- Johnson in 1923.
- Born: 12 February 1884
- Died: 20 April 1966 (aged 82)
- Occupations: Stamp dealer, philatelist
- Known for: Key figure in early years of Junior Philatelic Society

= Johnny Johnson (philatelist) =

British stamp dealer and philatelist

Herbert Frederick "Johnny" Johnson (12 February 1884 – 20 April 1966) was a British stamp dealer and philatelist who was a key figure in the early years of the Junior Philatelic Society (subsequently to become the National Philatelic Society) and a close colleague of Fred Melville.

== Organised philately ==
A larger-than-life figure, Johnson earned the nickname "the dynamo" for his energetic efforts in organised philately. He was chief organiser of the Imperial Stamp Exhibition, 1908, the Jubilee International Exhibition, London 1912 and Secretary of the International Exhibition, London 1923.

Johnson joined the J.P.S. in 1900, aged 16, and remained a member until his death. During this time he occupied most of the offices of the society, including Exchange Superintendent, Secretary, Treasurer, Vice President and President. The success of the J.P.S. in its early years has been attributed to the partnership between Melville as propagandist and writer, and Johnson as businessman and organiser.

In 1907, Johnson was a founder member of the Philatelic Literature Society.

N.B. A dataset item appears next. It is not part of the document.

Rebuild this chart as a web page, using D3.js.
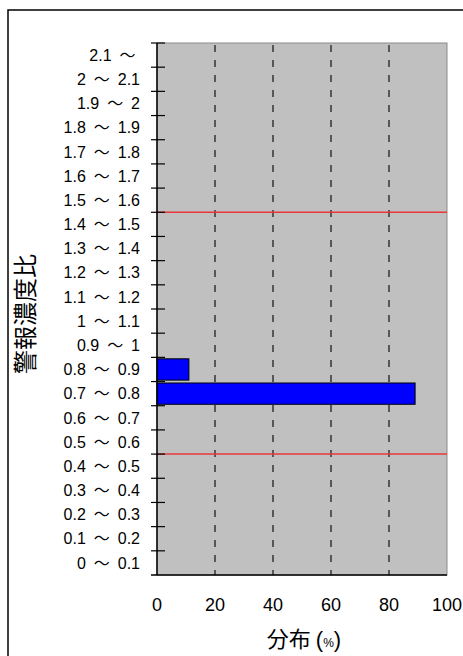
<!DOCTYPE html>
<html><head><meta charset="utf-8">
<script src="https://cdn.jsdelivr.net/npm/d3@7"></script>
<style>
body{margin:0;background:#fff;}
.lbl{font-family:"Liberation Sans","Noto Sans CJK JP",sans-serif;}
.cjk{font-family:"Noto Sans CJK JP",sans-serif;}
</style></head><body>
<svg id="c" width="463" height="656"></svg>
<script>
const categories = ["0 ～ 0.1","0.1 ～ 0.2","0.2 ～ 0.3","0.3 ～ 0.4","0.4 ～ 0.5","0.5 ～ 0.6","0.6 ～ 0.7","0.7 ～ 0.8","0.8 ～ 0.9","0.9 ～ 1","1 ～ 1.1","1.1 ～ 1.2","1.2 ～ 1.3","1.3 ～ 1.4","1.4 ～ 1.5","1.5 ～ 1.6","1.6 ～ 1.7","1.7 ～ 1.8","1.8 ～ 1.9","1.9 ～ 2","2 ～ 2.1","2.1 ～"];
const values = [0,0,0,0,0,0,0,89,11,0,0,0,0,0,0,0,0,0,0,0,0,0];
const xTicks = [0,20,40,60,80,100];
const gridValues = [20,40,60,80];
const thresholdBoundaries = [5,15]; // boundary index (band count from bottom)
const xTitleMain = "分布";
const xTitleUnit = "%";
const yTitle = "警報濃度比";

const svg = d3.select("#c");
const L=157, R=447, T=43, B=575;
const x = d3.scaleLinear().domain([0,100]).range([L,R]);
const y = d3.scaleBand().domain(categories).range([B,T]).paddingInner(0.12).paddingOuter(0.06);
const yb = d3.scaleLinear().domain([0,categories.length]).range([B,T]);

// outer border
svg.append("path").attr("d",`M8,${656+5} L8,10 L${463+5},10`).attr("fill","none").attr("stroke","#000").attr("stroke-width",1.5);

// plot background
svg.append("rect").attr("x",L).attr("y",T).attr("width",R-L).attr("height",B-T).attr("fill","#c0c0c0").attr("stroke","#8c8c8c").attr("stroke-width",1);

// grid
svg.append("g").selectAll("line").data(gridValues).join("line")
  .attr("x1",d=>x(d)).attr("x2",d=>x(d)).attr("y1",T+2).attr("y2",B)
  .attr("stroke","#111").attr("stroke-width",1.2).attr("stroke-dasharray","7,8");

// red threshold lines
svg.append("g").selectAll("line").data(thresholdBoundaries).join("line")
  .attr("x1",L).attr("x2",R).attr("y1",d=>yb(d)).attr("y2",d=>yb(d))
  .attr("stroke","#e8393a").attr("stroke-width",1.5);

// bars
svg.append("g").selectAll("rect").data(categories.map((c,i)=>({c,v:values[i]})).filter(d=>d.v>0)).join("rect")
  .attr("x",x(0)).attr("y",d=>y(d.c)).attr("width",d=>x(d.v)-x(0)).attr("height",y.bandwidth())
  .attr("fill","#0000ff").attr("stroke","#000").attr("stroke-width",1);

// axes lines
svg.append("line").attr("x1",L).attr("x2",L).attr("y1",T).attr("y2",B).attr("stroke","#000").attr("stroke-width",1.5);
svg.append("line").attr("x1",L-6).attr("x2",R).attr("y1",B).attr("y2",B).attr("stroke","#000").attr("stroke-width",1.5);

// y ticks at band boundaries
svg.append("g").selectAll("line").data(d3.range(1,categories.length+1)).join("line")
  .attr("x1",L-6).attr("x2",L+8).attr("y1",d=>yb(d)).attr("y2",d=>yb(d))
  .attr("stroke","#000").attr("stroke-width",1.2);

// y labels
const yl = svg.append("g").selectAll("text").data(categories).join("text")
  .attr("class","lbl").attr("fill","#000").attr("font-size",16)
  .attr("x",140).attr("y",d=>y(d)+y.bandwidth()/2).attr("dy","0.36em")
  .attr("text-anchor","end");
yl.each(function(d){
  const parts = d.split(" ～");
  const t = d3.select(this);
  t.append("tspan").text(parts[0] + "\u00a0");
  t.append("tspan").attr("dx",3.5).text("～");
  if (parts[1]) t.append("tspan").attr("dx",3.5).text("\u00a0" + parts[1].trim());
  else t.append("tspan").text("\u00a0");
});

// x labels
svg.append("g").selectAll("text").data(xTicks).join("text")
  .attr("class","lbl").attr("fill","#000").attr("font-size",18)
  .attr("x",d=>x(d)).attr("y",605).attr("dy","0.36em")
  .attr("text-anchor","middle").text(d=>d);

// titles
const xt = svg.append("text").attr("class","cjk").attr("fill","#000").attr("x",(L+R)/2+2).attr("y",639).attr("dy","0.36em").attr("text-anchor","middle")
  .attr("font-size",22);
xt.append("tspan").text(xTitleMain);
xt.append("tspan").attr("class","lbl").attr("dx",5).text("(");
xt.append("tspan").attr("class","lbl").attr("font-size",12).text(xTitleUnit);
xt.append("tspan").attr("class","lbl").text(")");

svg.append("text").attr("class","cjk").attr("fill","#000").attr("transform",`translate(25,314) rotate(-90)`).attr("dy","0.36em").attr("text-anchor","middle")
  .attr("font-size",24)
  .text(yTitle);
</script></body></html>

Johnson was a fixture at the society's headquarters at 44 Fleet Street, London, as well as in local taverns, and he claimed that he was known to every cab driver in London.

== Publishing ==
Although Johnson published little of his own work, he was well known as a knowledgeable philatelist and he greatly assisted Dr Harry Osborne with his masterful British Line-Engraved Stamps - Twopence Blue, Studies of Plates 1 to 15 and J.B. Seymour with Stamps of Great Britain, parts I & II. He was also the publisher of the J.P.S.'s journal Stamp Lover as well as numerous philatelic books.

== Selected publications ==
- "Brunei, 1907–1924; a study of vignette plate 1" in Stamp Collectors' Coronation Annual.
- Circular Delivery Companies Stamps, Part 4. With Fred Melville & Bertram McGowan.